馬大頭



インターネットカフェで、漫画を好きなだけカゴに入れて、確保した個室に向かう時、「うわ、しあわせかも」と思った。

それは、昔よく、どこかに行きたいのではなく、ただただ移動したくて、遠くまで行く鈍行電車に乗っていた時の「うわ、しあわせかも」に似ていた。

ただ本を読んだり、何もせずにただ頭の中だけでいろんなことをしたりするのに、なぜか許可がいると感じることがある。

何に対してかはわからない。

ただ、電車に乗って移動しているときは
何も進展していなくても、物理的に私の身体が移動している分、そこに自由に使っていい時間が生まれるような気がしていた。

インターネットカフェに行って漫画を読むのは、お金を払って漫画を読むための時間を買っているので、多分同じような自由を感じたのだと思う。
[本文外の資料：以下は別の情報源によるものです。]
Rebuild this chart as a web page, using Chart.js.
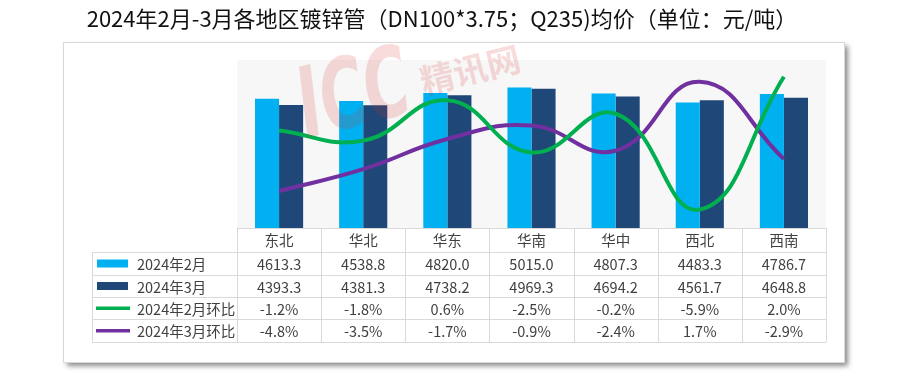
<!DOCTYPE html>
<html>
<head>
<meta charset="utf-8">
<script src="https://cdn.jsdelivr.net/npm/chart.js@4.4.1/dist/chart.umd.min.js"></script>
<style>
  html, body { margin: 0; padding: 0; background: #fff; }
  #wrap { width: 900px; height: 385px; position: relative; }
</style>
</head>
<body>
<div id="wrap"><canvas id="chart" width="900" height="385"></canvas></div>
<script>
// datos
const regions = ['东北', '华北', '华东', '华南', '华中', '西北', '西南']
const febPrice = [4613.3, 4538.8, 4820.0, 5015.0, 4807.3, 4483.3, 4786.7]
const marPrice = [4393.3, 4381.3, 4738.2, 4969.3, 4694.2, 4561.7, 4648.8]
const febChange = [-1.2, -1.8, 0.6, -2.5, -0.2, -5.9, 2.0]
const marChange = [-4.8, -3.5, -1.7, -0.9, -2.4, 1.7, -2.9]
const seriesNames = ['2024年2月', '2024年3月', '2024年2月环比', '2024年3月环比']

const titleText = '2024年2月-3月各地区镀锌管（DN100*3.75；Q235)均价（单位：元/吨）'
const FONT = '"Noto Sans CJK SC", "Noto Sans", sans-serif'

const colFeb = '#00B0F0'
const colMar = '#1F4778'
const colGreen = '#00B050'
const colPurple = '#7030A0'

// marco, fondo del area y titulo
const framePlugin = {
  id: 'frame',
  beforeDraw(chart) {
    const ctx = chart.ctx
    const a = chart.chartArea
    ctx.save()
    ctx.fillStyle = '#fff'
    ctx.fillRect(0, 0, chart.width, chart.height)
    // panel con sombra
    ctx.shadowColor = 'rgba(0,0,0,0.45)'
    ctx.shadowBlur = 5
    ctx.shadowOffsetX = 4
    ctx.shadowOffsetY = 4
    ctx.fillStyle = '#fff'
    ctx.fillRect(63, 42, 781, 320)
    ctx.shadowColor = 'transparent'
    ctx.strokeStyle = '#d9d9d9'
    ctx.lineWidth = 1
    ctx.strokeRect(63.5, 42.5, 781, 320)
    ctx.fillStyle = '#f7f7f7'
    ctx.fillRect(a.left, a.top, a.right - a.left, a.bottom - a.top)
    // titulo
    ctx.fillStyle = '#111'
    ctx.font = '22px ' + FONT
    ctx.textAlign = 'center'
    ctx.textBaseline = 'middle'
    ctx.fillText(titleText, 442, 19)
    ctx.restore()
  }
}

// tabla de datos debajo del grafico
const tablePlugin = {
  id: 'datatable',
  afterDraw(chart) {
    const ctx = chart.ctx
    const xs = chart.scales.x
    const a = chart.chartArea
    const colW = (a.right - a.left) / regions.length
    const rows = [a.bottom, 252, 275, 297, 319, 342]
    const leftX = 92
    ctx.save()
    ctx.strokeStyle = '#d9d9d9'
    ctx.lineWidth = 1
    ctx.beginPath()
    // lineas horizontales
    ctx.moveTo(a.left, rows[0] + 0.5); ctx.lineTo(a.right, rows[0] + 0.5)
    for (let r = 1; r < rows.length; r++) {
      ctx.moveTo(leftX, rows[r] + 0.5); ctx.lineTo(a.right, rows[r] + 0.5)
    }
    // verticales
    ctx.moveTo(leftX + 0.5, rows[1]); ctx.lineTo(leftX + 0.5, rows[5])
    for (let i = 0; i <= regions.length; i++) {
      const x = Math.round(a.left + i * colW) + 0.5
      ctx.moveTo(x, rows[0]); ctx.lineTo(x, rows[5])
    }
    ctx.stroke()

    ctx.fillStyle = '#404040'
    ctx.font = '14.5px ' + FONT
    ctx.textAlign = 'center'
    ctx.textBaseline = 'middle'
    const values = [febPrice, marPrice, febChange, marChange]
    regions.forEach((r, i) => {
      const cx = xs.getPixelForValue(i)
      ctx.fillText(r, cx, (rows[0] + rows[1]) / 2)
      values.forEach((arr, k) => {
        const txt = k < 2 ? arr[i].toFixed(1) : arr[i].toFixed(1) + '%'
        ctx.fillText(txt, cx, (rows[k + 1] + rows[k + 2]) / 2 + 1)
      })
    })
    // leyenda en la tabla
    const keyCols = [colFeb, colMar, colGreen, colPurple]
    ctx.textAlign = 'left'
    seriesNames.forEach((name, k) => {
      const cy = (rows[k + 1] + rows[k + 2]) / 2
      ctx.fillStyle = keyCols[k]
      if (k < 2) {
        ctx.fillRect(97, cy - 4, 31, 8)
      } else {
        ctx.fillRect(96, cy - 1.5, 34, 3.5)
      }
      ctx.fillStyle = '#404040'
      ctx.fillText(name, 137, cy + 1)
    })
    ctx.restore()
  }
}

// marca de agua
const watermarkPlugin = {
  id: 'watermark',
  afterDraw(chart) {
    const ctx = chart.ctx
    ctx.save()
    ctx.fillStyle = 'rgba(215, 50, 50, 0.17)'
    ctx.translate(355, 100)
    ctx.rotate(-0.24)
    ctx.save()
    ctx.scale(0.85, 1.35)
    ctx.font = 'bold italic 72px "DejaVu Sans", sans-serif'
    ctx.textAlign = 'center'
    ctx.textBaseline = 'middle'
    ctx.fillText('ICC', 0, 0)
    ctx.restore()
    ctx.font = 'bold 34px ' + FONT
    ctx.textAlign = 'left'
    ctx.textBaseline = 'middle'
    ctx.fillText('精讯网', 68, -2)
    ctx.restore()
  }
}

chart = new Chart(document.getElementById('chart'), {
  type: 'bar',
  data: {
    labels: regions,
    datasets: [
      {
        type: 'line',
        label: seriesNames[2],
        data: febChange,
        yAxisID: 'y2',
        borderColor: colGreen,
        borderWidth: 4,
        pointRadius: 0,
        tension: 0.45,
        fill: false,
        order: 0
      },
      {
        type: 'line',
        label: seriesNames[3],
        data: marChange,
        yAxisID: 'y2',
        borderColor: colPurple,
        borderWidth: 4,
        pointRadius: 0,
        tension: 0.45,
        fill: false,
        order: 1
      },
      {
        label: seriesNames[0],
        data: febPrice,
        backgroundColor: colFeb,
        categoryPercentage: 0.572,
        barPercentage: 1,
        order: 2
      },
      {
        label: seriesNames[1],
        data: marPrice,
        backgroundColor: colMar,
        categoryPercentage: 0.572,
        barPercentage: 1,
        order: 3
      }
    ]
  },
  options: {
    responsive: false,
    animation: false,
    layout: { padding: { left: 237, right: 74, top: 60, bottom: 157 } },
    scales: {
      x: { display: false, offset: true },
      y: { display: false, min: 0, max: 6000 },
      y2: { display: false, min: -7, max: 3, position: 'right' }
    },
    plugins: {
      legend: { display: false },
      tooltip: { enabled: false }
    }
  },
  plugins: [framePlugin, tablePlugin, watermarkPlugin]
})
</script>
</body>
</html>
なんて不自由な思考なんだろう。われながら不憫である。

漫画くらい好きに読みなよ。

あんたどうせ、お風呂に入るのが面倒臭い30分間くらい、どうしたらいいかわかんなくてどうでもいいInstagramみたりしてるじゃん。




オニヤンマって、漢字では「馬大頭」と書くと、エレベーターの中のささやかなクイズで知った。

鬼じゃないのかい。
馬なのかい。
そして馬の字は「ンマ」の音にあてるわけでもないのかい。

調べてみたら、一応、「鬼蜻蜓」という素直な漢字もあるらしい。

なんで馬なのかは、調べても出てこなかったけれど、「四枚の羽をバラバラに動かせる」と書いてあったので、馬の四肢に例えているのかしら、と思った。

さて、馬大頭は、四枚の羽をバラバラに動かせることでどんな自由を得ているのでしょうか。